Bulan Juli kemarin kami membeli laptop. Ada kebutuhan laptop untuk kerja karena kami terkadang tak ada di rumah dan puji syukur sedang ada dana. Dalam pembelian, kami menggunakan proses dan kriteria sebagai berikut:
a. Kami butuh laptop untuk bekerja
Kami membutuhkan laptop untuk bekerja sehari-hari. Selain pekerjaan kantor (MS Office), kami butuh untuk koneksi ke Internet, dan sedikit pengolahan grafis. Rencana penggunaan itu membuat kami memilih kategori notebook (bukan netbook). Netbook tidak sesuai dengan kebutuhan karena keyboardnya kecil (nggak enak buat ngetik lama), tak ada DVD writer, dan kemampuannya terbatas (berat untuk pekerjaan grafis). Tapi kami juga tak butuh yang terlalu canggih karena tak menggunakan laptop ini untuk editing musik atau video.
b. Budget di kisaran 7 juta
Karena memilih notebook, kami menentukan budget di kisaran Rp 7-8 juta. Penginnya dengan harga itu sudah termasuk Operating System yang original (kami sedang berusaha memakai software yang original) dan prosesor Core2Duo (kami menghindari Dualcore yang sudah hampir lewat masanya).
c. Kami terbuka terhadap merek apapun
Kriteria utama kami adalah budget. Kami terbuka terhadap merek apapun, yang penting cocok. Setelah browsing di Internet, beberapa merek lokal tersingkir dari kriteria karena modelnya jadul, walaupun harganya relatif lebih murah.
Dari proses pencarian, beberapa kandidat sudah masuk, antara lain Dell dan Toshiba. Kami kemudian mencari review dari para pemakai seri laptop yang kami taksir.

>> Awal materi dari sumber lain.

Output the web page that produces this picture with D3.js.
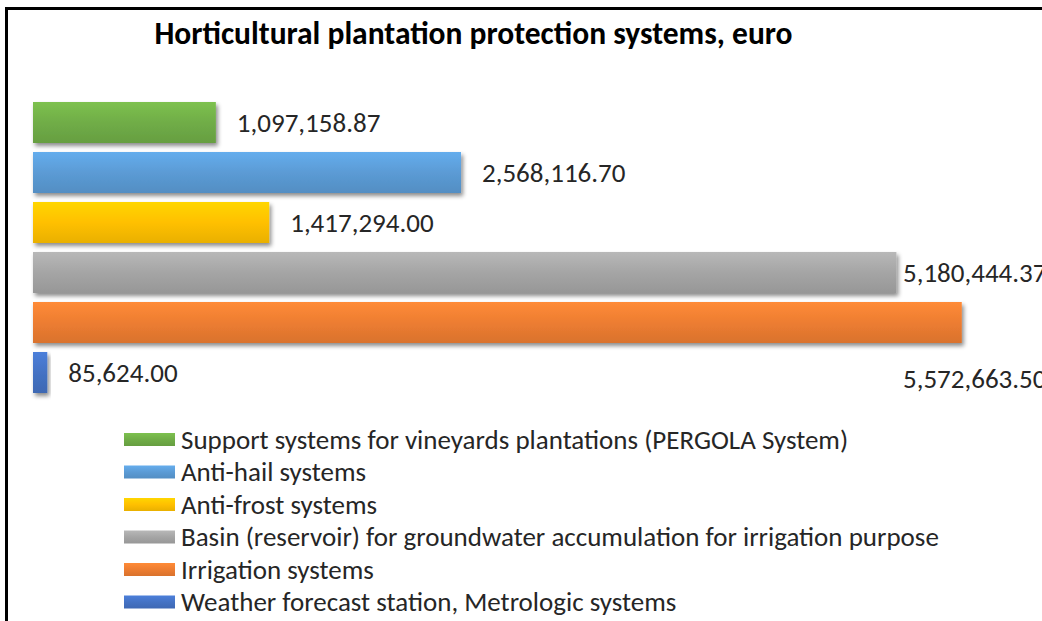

Pas kami sedang ke TB Gramedia, kebetulan ada pameran laptop Toshiba. Kami naksir salah satu modelnya yang harganya sekitar Rp 7.7 juta (Core2duo, 2GB RAM, Vista Home Basic, tanpa kamera). Setelah melihat laptop itu, ternyata kami jadi pengin juga laptop yang ada kameranya. Jadilah kamera menjadi salah satu kriteria tambahan kami.
Kami sempat datang ke pameran PRJ, salah satu kandidat kami adalah Dell Studio 14. Sayangnya penjaga standnya tidak informatif (sehingga mengurangi kepercayaan tentang produknya). Apalagi, kami dapat informasi dari teman bahwa sparepart laptop Dell tidak terlalu mudah karena masih diimpor dari Amerika.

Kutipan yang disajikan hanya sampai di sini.